The past year has been one of tears and frustration as we dealt with her estate and what to do with all her things. It was one time I realized what it means to really be an adult. These were all things my brother and I wanted Mom to handle for us!!
This past year has seen my brother deal with many health issues and the loss of his job. I’ve dealt with sciatica and two steroid shots in my back, not to mention behavioral issues with our son and getting that under control.
My daughter turned 21 yesterday which is a big deal but today I’m a little sad.
Mommy, I miss you, and I hope you, Daddy and Dotti are partying in heaven and holding a place for me.
Nancy, So sad, I loved your post though. Take care and remember the happy times with your mother.
Hi, Nancy, thank you for sharing this with us. This last year has hit so many people hard, but a death is supposed to be the number one reason for stress. I work for the Coroner’s Office, but because of my personal experience when my grandmother passed away, I can tell people death brings out the best and the worst in families. I hope it wasn’t the same for you. I also tell people, it’s not so much the day they died, that hits us, it is the special days that we miss them: the birthdays, the holidays, the Sunday telephone calls in my case. It has been 26 years since my mom passed away, and on April 1 (yeah, she loved that too), I look above and say “Happy Birthday, Mom.”
nancy,
i still have times i want to share some thought with my dad tho he’s been gone over 20 years. i just went through the breast cancer thing with my 84 year young mom and hope to have her around for many more years. but what struck me from your post was how peacefully your mother seemed to go. she wasn’t found on the floor or slumped over in a chair; she laid down when the time was right. we can’t know how she might have felt physically; if she wasn’t a napper by habit, she probably went to bed because she felt bad. she was still physically active and doing things she loved, her sewing and baking cookies that morning. she had her mind. i know you would have liked to say good bye, but my dad was dying for over 18 months and i still had things i wanted to say to him afterwards. i know it was a shock for you and your brother. i’ve often wondered which is worse–living in poor health with your mind intact or getting alzheimers and not knowing where you are. i think i would hate either one. i think i’d like to go like your mother after talking to my children, taking care of the grandchildren and ready to lie down to rest with the smell of fresh-baked cookies lingering in my house.

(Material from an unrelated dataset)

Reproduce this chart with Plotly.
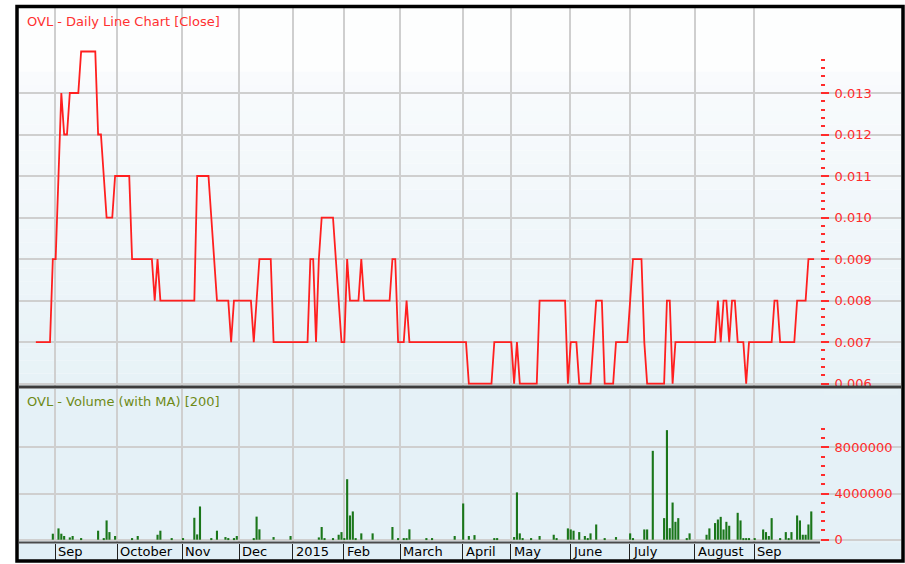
import plotly.graph_objects as go

# ---------------- data ----------------
# Daily closing price of OVL, one list per month (trading days only)
close_2014_08 = [0.007, 0.007, 0.007, 0.007, 0.007, 0.007, 0.009]
close_2014_09 = [0.009, 0.011, 0.013, 0.012, 0.012, 0.013, 0.013, 0.013, 0.013, 0.014, 0.014,
                 0.014, 0.014, 0.014, 0.014, 0.012, 0.012, 0.011, 0.010, 0.010, 0.010, 0.011]
close_2014_10 = [0.011, 0.011, 0.011, 0.011, 0.011, 0.009, 0.009, 0.009, 0.009, 0.009, 0.009, 0.009,
                 0.009, 0.008, 0.009, 0.008, 0.008, 0.008, 0.008, 0.008, 0.008, 0.008, 0.008]
close_2014_11 = [0.008, 0.008, 0.008, 0.008, 0.008, 0.011, 0.011, 0.011, 0.011, 0.011,
                 0.010, 0.009, 0.008, 0.008, 0.008, 0.008, 0.008, 0.007, 0.008, 0.008]
close_2014_12 = [0.008, 0.008, 0.008, 0.008, 0.008, 0.007, 0.008, 0.009, 0.009, 0.009,
                 0.009, 0.009, 0.007, 0.007, 0.007, 0.007, 0.007, 0.007, 0.007]
close_2015_01 = [0.007, 0.007, 0.007, 0.007, 0.007, 0.007, 0.009, 0.009, 0.007,
                 0.009, 0.010, 0.010, 0.010, 0.010, 0.010, 0.009, 0.008, 0.007]
close_2015_02 = [0.007, 0.009, 0.008, 0.008, 0.008, 0.008, 0.009, 0.008, 0.008, 0.008,
                 0.008, 0.008, 0.008, 0.008, 0.008, 0.008, 0.008, 0.009, 0.009, 0.007]
close_2015_03 = [0.007, 0.007, 0.008, 0.007, 0.007, 0.007, 0.007, 0.007, 0.007, 0.007, 0.007,
                 0.007, 0.007, 0.007, 0.007, 0.007, 0.007, 0.007, 0.007, 0.007, 0.007, 0.007]
close_2015_04 = [0.007, 0.007, 0.006, 0.006, 0.006, 0.006, 0.006, 0.006, 0.006, 0.006, 0.006,
                 0.007, 0.007, 0.007, 0.007, 0.007, 0.007]
close_2015_05 = [0.007, 0.006, 0.007, 0.006, 0.006, 0.006, 0.006, 0.006, 0.006, 0.006, 0.008,
                 0.008, 0.008, 0.008, 0.008, 0.008, 0.008, 0.008, 0.008, 0.008, 0.006]
close_2015_06 = [0.007, 0.007, 0.007, 0.006, 0.006, 0.006, 0.006, 0.006, 0.007, 0.008, 0.008,
                 0.008, 0.006, 0.006, 0.006, 0.006, 0.007, 0.007, 0.007, 0.007, 0.007]
close_2015_07 = [0.008, 0.009, 0.009, 0.009, 0.009, 0.007, 0.006, 0.006, 0.006, 0.006, 0.006, 0.006,
                 0.006, 0.008, 0.008, 0.006, 0.007, 0.007, 0.007, 0.007, 0.007, 0.007, 0.007]
close_2015_08 = [0.007, 0.007, 0.007, 0.007, 0.007, 0.007, 0.007, 0.007, 0.008, 0.007, 0.008,
                 0.008, 0.007, 0.008, 0.008, 0.007, 0.007, 0.007, 0.006, 0.007, 0.007]
close_2015_09 = [0.007, 0.007, 0.007, 0.007, 0.007, 0.007, 0.007, 0.008, 0.008, 0.007, 0.007,
                 0.007, 0.007, 0.007, 0.007, 0.008, 0.008, 0.008, 0.008, 0.009, 0.009, 0.009]

# Daily volume (shares), same trading days
vol_2014_08 = [0, 0, 0, 0, 0, 0, 520000]
vol_2014_09 = [0, 980000, 520000, 320000, 0, 200000, 320000, 0, 0, 60000, 0,
               0, 0, 0, 0, 780000, 0, 100000, 1670000, 660000, 0, 320000]
vol_2014_10 = [0, 0, 0, 0, 0, 120000, 0, 320000, 0, 0, 0, 0,
               0, 0, 430000, 780000, 0, 0, 0, 60000, 0, 0, 0]
vol_2014_11 = [60000, 0, 0, 0, 1900000, 460000, 2880000, 0, 0, 0,
               60000, 0, 780000, 0, 0, 230000, 60000, 0, 120000, 320000]
vol_2014_12 = [0, 0, 0, 0, 0, 60000, 2000000, 900000, 0, 0,
               0, 0, 230000, 0, 0, 0, 0, 0, 320000]
vol_2015_01 = [0, 0, 0, 0, 0, 0, 0, 0, 0,
               200000, 1100000, 60000, 0, 0, 60000, 0, 430000, 660000]
vol_2015_02 = [60000, 5240000, 2100000, 2450000, 100000, 0, 550000, 0, 0, 0,
               550000, 0, 0, 0, 0, 0, 0, 1100000, 0, 60000]
vol_2015_03 = [0, 60000, 60000, 900000, 0, 0, 0, 0, 0, 60000, 0,
               60000, 0, 0, 0, 0, 0, 0, 0, 320000, 0, 0]
vol_2015_04 = [3140000, 0, 320000, 0, 400000, 0, 0, 0, 0, 0, 0,
               60000, 60000, 0, 0, 0, 0]
vol_2015_05 = [0, 230000, 4100000, 550000, 120000, 0, 0, 120000, 0, 0, 320000,
               0, 0, 0, 0, 430000, 60000, 0, 0, 0, 980000]
vol_2015_06 = [890000, 780000, 0, 660000, 0, 320000, 120000, 550000, 0, 1320000, 0,
               0, 60000, 0, 0, 0, 230000, 0, 0, 0, 0]
vol_2015_07 = [550000, 120000, 0, 0, 0, 890000, 890000, 0, 7700000, 0, 0, 0,
               1870000, 9490000, 1000000, 3220000, 1550000, 1870000, 0, 0, 120000, 550000, 0]
vol_2015_08 = [0, 0, 0, 0, 430000, 980000, 0, 1440000, 1750000, 1980000, 890000,
               1550000, 1210000, 0, 0, 2330000, 1670000, 120000, 120000, 120000, 0]
vol_2015_09 = [60000, 0, 0, 890000, 660000, 320000, 1870000, 0, 0, 60000, 0,
               660000, 60000, 660000, 0, 2100000, 1670000, 430000, 430000, 1320000, 2450000, 0]

# Month labels of the date strip (first, partial month has no label)
month_labels = ["", "Sep", "October", "Nov", "Dec", "2015", "Feb", "March",
                "April", "May", "June", "July", "August", "Sep"]

price_grid = [0.006, 0.007, 0.008, 0.009, 0.010, 0.011, 0.012, 0.013]
volume_grid = [0, 4000000, 8000000]

month_close = [close_2014_08, close_2014_09, close_2014_10, close_2014_11, close_2014_12,
               close_2015_01, close_2015_02, close_2015_03, close_2015_04, close_2015_05,
               close_2015_06, close_2015_07, close_2015_08, close_2015_09]
month_vol = [vol_2014_08, vol_2014_09, vol_2014_10, vol_2014_11, vol_2014_12,
             vol_2015_01, vol_2015_02, vol_2015_03, vol_2015_04, vol_2015_05,
             vol_2015_06, vol_2015_07, vol_2015_08, vol_2015_09]

close = [v for m in month_close for v in m]
volume = [v for m in month_vol for v in m]
day = list(range(len(close)))

month_start = []
n = 0
for m in month_close:
    month_start.append(n)
    n += len(m)
month_edge = [s - 0.2 for s in month_start[1:]]
edge_labels = month_labels[1:]

# ---------------- geometry / styling ----------------
W, H = 905, 564
ML, MR, MT, MB = 19, 4, 8, 19
PW, PH = W - ML - MR, H - MT - MB


def py(row):
    return (H - MB - row) / PH


def pxp(col):
    return (col - ML) / PW


X0, DX = 35.85, 2.83
x_range = [(ML - X0) / DX, (W - MR - X0) / DX]


def price_at(row):
    return 0.006 + (385 - row) / 41670.0


def price_row(p):
    return 385 - (p - 0.006) * 41670.0


def vol_at(row):
    return (541.7 - row) * 4e6 / 46.35


def vol_row(v):
    return 541.7 - v * 46.35 / 4e6


RED = "#ff2b2b"
GRID = "#cfcfcf"
FONT = "DejaVu Sans"
AX_COL = pxp(820)

fig = go.Figure()

fig.add_trace(go.Scatter(x=day, y=close, mode="lines", xaxis="x", yaxis="y",
                         line=dict(color="#ff1f1f", width=1.8), hoverinfo="skip"))
fig.add_trace(go.Bar(x=day, y=volume, xaxis="x2", yaxis="y2", width=0.75,
                     marker=dict(color="#1a761a", line=dict(width=0)), hoverinfo="skip"))
# carriers for the right-hand scales
fig.add_trace(go.Scatter(x=[0], y=[0.01], xaxis="x3", yaxis="y3", mode="markers",
                         marker=dict(opacity=0), hoverinfo="skip"))
fig.add_trace(go.Scatter(x=[0], y=[1e6], xaxis="x3", yaxis="y4", mode="markers",
                         marker=dict(opacity=0), hoverinfo="skip"))

p_rng = [0.005995, 0.013805]
v_rng = [-10000, 9610000]

shapes = []
# background gradients
shapes.append(dict(type="rect", xref="paper", yref="paper", x0=0, x1=1, y0=py(72), y1=py(8),
                   fillcolor="#fdfefe", line=dict(width=0), layer="below"))
nb = 24
top, bot = 72, 388
c0, c1 = (249, 251, 253), (231, 242, 247)
for k in range(nb):
    r0 = top + (bot - top) * k / nb
    r1 = top + (bot - top) * (k + 1) / nb
    t = (k + 0.5) / nb
    col = tuple(round(c0[j] + (c1[j] - c0[j]) * t) for j in range(3))
    shapes.append(dict(type="rect", xref="paper", yref="paper", x0=0, x1=1, y0=py(r1), y1=py(r0),
                       fillcolor="rgb(%d,%d,%d)" % col, line=dict(width=0), layer="below"))
shapes.append(dict(type="rect", xref="paper", yref="paper", x0=0, x1=1, y0=py(545), y1=py(390),
                   fillcolor="#e5f1f7", line=dict(width=0), layer="below"))
shapes.append(dict(type="rect", xref="paper", yref="paper", x0=0, x1=1, y0=py(563), y1=py(545),
                   fillcolor="#e1eff6", line=dict(width=0), layer="below"))
# panel separator and cover below it
shapes.append(dict(type="rect", xref="paper", yref="paper", x0=pxp(824), x1=pxp(898),
                   y0=py(397), y1=py(388), fillcolor="#e6f2f7", line=dict(width=0), layer="above"))
shapes.append(dict(type="line", xref="paper", yref="paper", x0=0, x1=1, y0=py(388.5), y1=py(388.5),
                   line=dict(color="#3c3c3c", width=3), layer="above"))
# date-strip top line
shapes.append(dict(type="line", xref="paper", yref="paper", x0=0, x1=AX_COL, y0=py(544.5), y1=py(544.5),
                   line=dict(color="#4a4a4a", width=2), layer="above"))
# outer frame
shapes.append(dict(type="rect", xref="paper", yref="paper", x0=pxp(17), x1=pxp(903),
                   y0=py(563), y1=py(6.5), line=dict(color="black", width=3.5), layer="above"))

annotations = [
    dict(text="OVL - Daily Line Chart [Close]", xref="paper", yref="paper", x=pxp(25), y=py(22),
         xanchor="left", yanchor="middle", showarrow=False, font=dict(family=FONT, size=13, color="#ff3030")),
    dict(text="OVL - Volume (with MA) [200]", xref="paper", yref="paper", x=pxp(25), y=py(402.5),
         xanchor="left", yanchor="middle", showarrow=False, font=dict(family=FONT, size=13, color="#6e8a16")),
]
for xe, lab in zip(month_edge, edge_labels):
    annotations.append(dict(text=lab, xref="x2", yref="paper", x=xe, y=py(554), xanchor="left",
                            yanchor="middle", xshift=1, showarrow=False,
                            font=dict(family=FONT, size=13, color="black")))

fig.update_layout(
    width=W, height=H, margin=dict(l=ML, r=MR, t=MT, b=MB, pad=0),
    paper_bgcolor="white", plot_bgcolor="rgba(0,0,0,0)", showlegend=False,
    font=dict(family=FONT, size=13),
    xaxis=dict(domain=[0, 1], range=x_range, anchor="y", tickmode="array", tickvals=month_edge,
               showticklabels=False, ticks="", showgrid=True, gridcolor=GRID, gridwidth=1.5,
               zeroline=False, showline=False, fixedrange=True),
    yaxis=dict(domain=[py(388), 1], range=[price_at(388), price_at(8)], anchor="x",
               tickmode="array", tickvals=price_grid, showticklabels=False, ticks="",
               showgrid=True, gridcolor=GRID, gridwidth=1.5, zeroline=False, showline=False),
    xaxis2=dict(domain=[0, 1], range=x_range, anchor="y2", tickmode="array", tickvals=month_edge,
                showticklabels=False, ticks="outside", ticklen=17, tickwidth=1, tickcolor="#202020",
                showgrid=True, gridcolor=GRID, gridwidth=1.5, zeroline=False, showline=False),
    yaxis2=dict(domain=[0, py(390.5)], range=[vol_at(545), vol_at(390.5)], anchor="x2",
                tickmode="array", tickvals=volume_grid, showticklabels=False, ticks="",
                showgrid=True, gridcolor=GRID, gridwidth=1.5, zeroline=False, showline=False),
    xaxis3=dict(domain=[0, 1], range=x_range, anchor="y3", visible=False),
    yaxis3=dict(domain=[py(price_row(p_rng[0])), py(price_row(p_rng[1]))], range=p_rng,
                anchor="free", position=AX_COL, side="right", tickmode="linear", tick0=0.006,
                dtick=0.001, tickformat=".3f", ticks="outside", ticklen=8, tickwidth=2, tickcolor=RED,
                ticklabelstandoff=3,
                tickfont=dict(family=FONT, size=13, color=RED), showgrid=False, zeroline=False,
                showline=False, automargin=False,
                minor=dict(tickmode="linear", tick0=0.006, dtick=0.0002, ticks="outside", ticklen=4,
                           tickwidth=2, tickcolor=RED, showgrid=False)),
    yaxis4=dict(domain=[py(vol_row(v_rng[0])), py(vol_row(v_rng[1]))], range=v_rng,
                anchor="free", position=AX_COL, side="right", tickmode="linear", tick0=0,
                dtick=4000000, tickformat="d", ticks="outside", ticklen=8, tickwidth=2, tickcolor=RED,
                ticklabelstandoff=3,
                tickfont=dict(family=FONT, size=13, color=RED), showgrid=False, zeroline=False,
                showline=False, automargin=False,
                minor=dict(tickmode="linear", tick0=0, dtick=800000, ticks="outside", ticklen=4,
                           tickwidth=2, tickcolor=RED, showgrid=False)),
    shapes=shapes, annotations=annotations,
)

fig.write_html("out.html", config={"displayModeBar": False},
               post_script="document.body.style.margin='0';document.body.style.padding='0';"
                           "document.body.style.overflow='hidden';")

thanks for sharing your feelings. i hope your day is getting better. i so know how you feel so let me know if you ever want to talk. i have a friend that lost her mom too and she always suggests to me to write to mom like shes here. she says she always talked to her mom and told her everything (like i did). she said it helps her feel like she is telling her about all the good and bad things that go on in her life. i havent brought myself to do this yet. i just seem to talk outloud to her. haha. well hope your day gets better.
Lovely picture of your Mom. Her creative and talented traits, you inherited. Don’t look back and be sad, look forward and be happy to carry on the family traditons. Bake those cookies, hug your daughter and son and keep your faith in God. He is there every step along the way.

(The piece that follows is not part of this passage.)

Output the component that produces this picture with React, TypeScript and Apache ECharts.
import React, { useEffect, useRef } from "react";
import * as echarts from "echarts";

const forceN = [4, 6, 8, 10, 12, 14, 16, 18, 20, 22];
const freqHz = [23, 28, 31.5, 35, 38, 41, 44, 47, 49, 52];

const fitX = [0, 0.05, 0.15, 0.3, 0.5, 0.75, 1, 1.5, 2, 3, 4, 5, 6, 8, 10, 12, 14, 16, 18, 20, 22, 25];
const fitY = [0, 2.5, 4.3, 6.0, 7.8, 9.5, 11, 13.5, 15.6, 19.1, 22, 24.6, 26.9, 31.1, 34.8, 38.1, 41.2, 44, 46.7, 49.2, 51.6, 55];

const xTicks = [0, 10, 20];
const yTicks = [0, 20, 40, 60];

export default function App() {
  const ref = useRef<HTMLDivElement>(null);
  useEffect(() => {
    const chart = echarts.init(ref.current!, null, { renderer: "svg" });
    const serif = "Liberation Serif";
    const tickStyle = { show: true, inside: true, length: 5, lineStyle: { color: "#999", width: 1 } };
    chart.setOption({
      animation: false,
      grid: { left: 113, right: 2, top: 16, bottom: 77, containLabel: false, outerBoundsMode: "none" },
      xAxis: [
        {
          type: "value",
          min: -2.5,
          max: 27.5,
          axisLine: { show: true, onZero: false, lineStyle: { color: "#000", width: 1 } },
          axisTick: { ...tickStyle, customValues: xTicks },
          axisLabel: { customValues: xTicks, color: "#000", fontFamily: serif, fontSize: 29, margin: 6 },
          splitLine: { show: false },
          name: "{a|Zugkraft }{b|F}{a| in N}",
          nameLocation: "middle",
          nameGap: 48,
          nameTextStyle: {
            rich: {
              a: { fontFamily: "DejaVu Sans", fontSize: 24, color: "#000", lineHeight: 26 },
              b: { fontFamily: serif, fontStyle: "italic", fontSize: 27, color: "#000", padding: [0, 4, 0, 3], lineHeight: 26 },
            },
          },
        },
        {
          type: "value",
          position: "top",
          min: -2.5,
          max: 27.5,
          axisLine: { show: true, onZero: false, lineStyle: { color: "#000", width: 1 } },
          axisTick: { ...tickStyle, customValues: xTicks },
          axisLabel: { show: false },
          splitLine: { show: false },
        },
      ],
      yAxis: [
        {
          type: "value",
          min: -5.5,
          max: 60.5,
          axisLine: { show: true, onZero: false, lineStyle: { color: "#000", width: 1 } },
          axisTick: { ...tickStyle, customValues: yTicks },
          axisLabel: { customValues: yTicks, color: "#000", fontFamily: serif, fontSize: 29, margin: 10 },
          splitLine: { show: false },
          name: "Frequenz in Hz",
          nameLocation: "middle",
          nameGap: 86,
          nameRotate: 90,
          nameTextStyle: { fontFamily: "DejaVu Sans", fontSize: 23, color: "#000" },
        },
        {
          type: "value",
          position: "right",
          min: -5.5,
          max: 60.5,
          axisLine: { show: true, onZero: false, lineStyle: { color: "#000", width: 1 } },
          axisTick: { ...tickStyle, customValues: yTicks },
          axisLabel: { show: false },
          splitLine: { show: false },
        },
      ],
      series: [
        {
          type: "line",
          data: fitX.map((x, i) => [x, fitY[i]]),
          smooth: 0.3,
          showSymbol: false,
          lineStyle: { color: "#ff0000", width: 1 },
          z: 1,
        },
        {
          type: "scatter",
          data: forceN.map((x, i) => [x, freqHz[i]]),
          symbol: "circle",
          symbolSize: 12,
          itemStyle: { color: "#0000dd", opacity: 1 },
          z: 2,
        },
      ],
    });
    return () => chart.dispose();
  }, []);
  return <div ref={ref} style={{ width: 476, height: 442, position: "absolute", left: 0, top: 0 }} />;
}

Hi, Nancy – What a rough time for you. The loss of a parent is something you can never prepare for, even if you think you’re ready for it. Hugs, girl!!!!
I cannot begin to know how you must feel. It has to be one of the hardest things a person has to experience in their lives. *hugs & prayers*
Casse
*I am such a wimp and have been wiping away tears since I read this. I Forgot to press submit even.*
I cannot begin to know how you must feel. It has to be one of the hardest things a person has to experience in their lives. *hugs & prayers* Luckily we know we will see our love ones again. God bless.
Casse
*I am such a wimp and have been wiping away tears since I read this. I Forgot to press submit even.*
Nancy,
What a lovely tribute to your mom. I didn’t realize that she died suddenly; I thought she had been ill. After losing my mom a few months ago, I can really relate to this. Thank you for sharing your feelings.